Artist

fIREHOSE

Genre: Punk ,American Underground ,Alternative Pop/Rock ,College Rock
Origin: U.S.A
Active: 2012 - 2012,1986 - 1994
Listen on Coda
Following D Boon's untimely death in 1985 at age 27, which concluded the Minutemen's run, bassist Mike Watt and drummer George Hurley aligned themselves with 22-year-old Ed Crawford, an Ohio State University alumnus, guitarist, and devoted Minutemen follower, thereby establishing fIREHOSE. The ensemble adopted its name from a lyric in Bob Dylan's "Subterranean Homesick Blues" and upheld the Minutemen's emphasis on virtuoso playing alongside sharp lyrical attacks shaped by Beat Generation prose and the Blank Generation's confrontational stance. Crawford's folk-leaning tendencies gradually steered the material toward conventional verse-chorus-verse structures. Although the trio never matched the Minutemen's levels of boldness or emotional intensity, Crawford, Watt, and Hurley produced muscular, intricate, and adventurous rock that remained deeply sincere.
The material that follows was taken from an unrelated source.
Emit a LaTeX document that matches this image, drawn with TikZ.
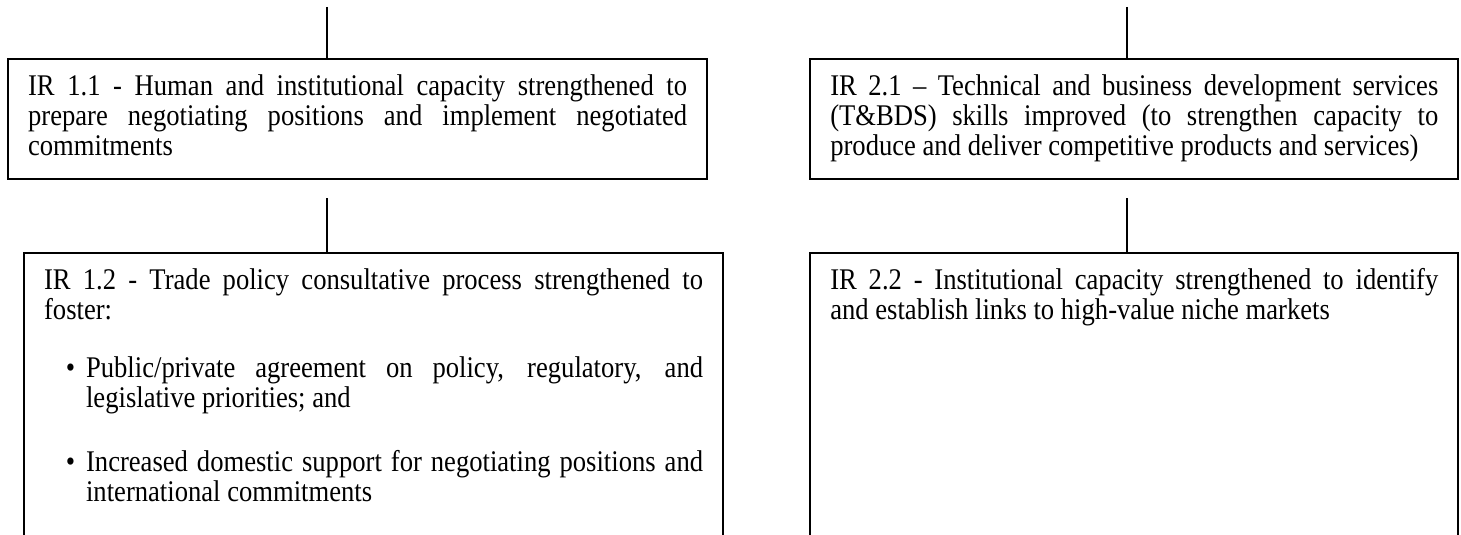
\documentclass[tikz,border=0pt]{standalone}
\usepackage{fontspec}
\setmainfont{Liberation Serif}[FakeStretch=0.887]
\usetikzlibrary{positioning}
\tikzstyle{irbox} = [draw, rectangle, line width=1.1pt, inner xsep=10pt, inner ysep=0pt, align=justify, text height=18pt, font=\fontsize{15pt}{15pt}\selectfont]
\tikzstyle{stem} = [line width=0.9pt]
% bulleted paragraph inside a box
\newcommand{\irbullet}[2]{\par\vspace{#1}{\leftskip=21pt\noindent\llap{\textbullet\hspace{5.5pt}}#2\par}}

\begin{document}
\begin{tikzpicture}[x=0.5pt,y=-0.5pt,node distance=50.5pt]
\useasboundingbox (0,0) rectangle (1461,535);
\clip (0,0) rectangle (1461,535);

\node[irbox, anchor=north west, text width=329.5pt, text depth=42pt] (ir11) at (7,58)
  {IR 1.1 - Human and institutional capacity strengthened to\linebreak
   prepare negotiating positions and implement negotiated\linebreak
   commitments};
\node[irbox, text width=304pt, text depth=42pt] (ir21) [right=of ir11]
  {\parfillskip=0pt IR 2.1 -- Technical and business development services\linebreak
   (T\&BDS) skills improved (to strengthen capacity to\linebreak
   produce and deliver competitive products and services)};

\node[irbox, text width=329.5pt, text depth=135pt] (ir12) [below right=36pt and 8pt of ir11.south west]
  {IR 1.2 - Trade policy consultative process strengthened to\linebreak foster:
   \irbullet{14pt}{Public/private agreement on policy, regulatory, and\linebreak legislative priorities; and}
   \irbullet{17pt}{Increased domestic support for negotiating positions and\linebreak international commitments}};
\node[irbox, text width=304pt, text depth=135pt] (ir22) [right=42.5pt of ir12]
  {IR 2.2 - Institutional capacity strengthened to identify\linebreak
   and establish links to high-value niche markets};

% stems into the boxes
\coordinate (top11) at (327,7);
\coordinate (top21) at (1127,7);
\coordinate (top12) at (327,198);
\coordinate (top22) at (1127,198);
\draw[stem] (top11) -- (top11 |- ir11.north);
\draw[stem] (top21) -- (top21 |- ir21.north);
\draw[stem] (top12) -- (top12 |- ir12.north);
\draw[stem] (top22) -- (top22 |- ir22.north);

\end{tikzpicture}
\end{document}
They avoided condescension toward listeners and rejected any "rock star" posturing, instead embodying the model post-punk "peoples' band." Despite attaining greater visibility than their predecessors, including a stint on a major label, fIREHOSE disbanded in early 1994 following the lackluster final album Mr. Machinery Operator. Even so, the bulk of their recordings rank among the strongest examples of late-'80s/early-'90s indie rock.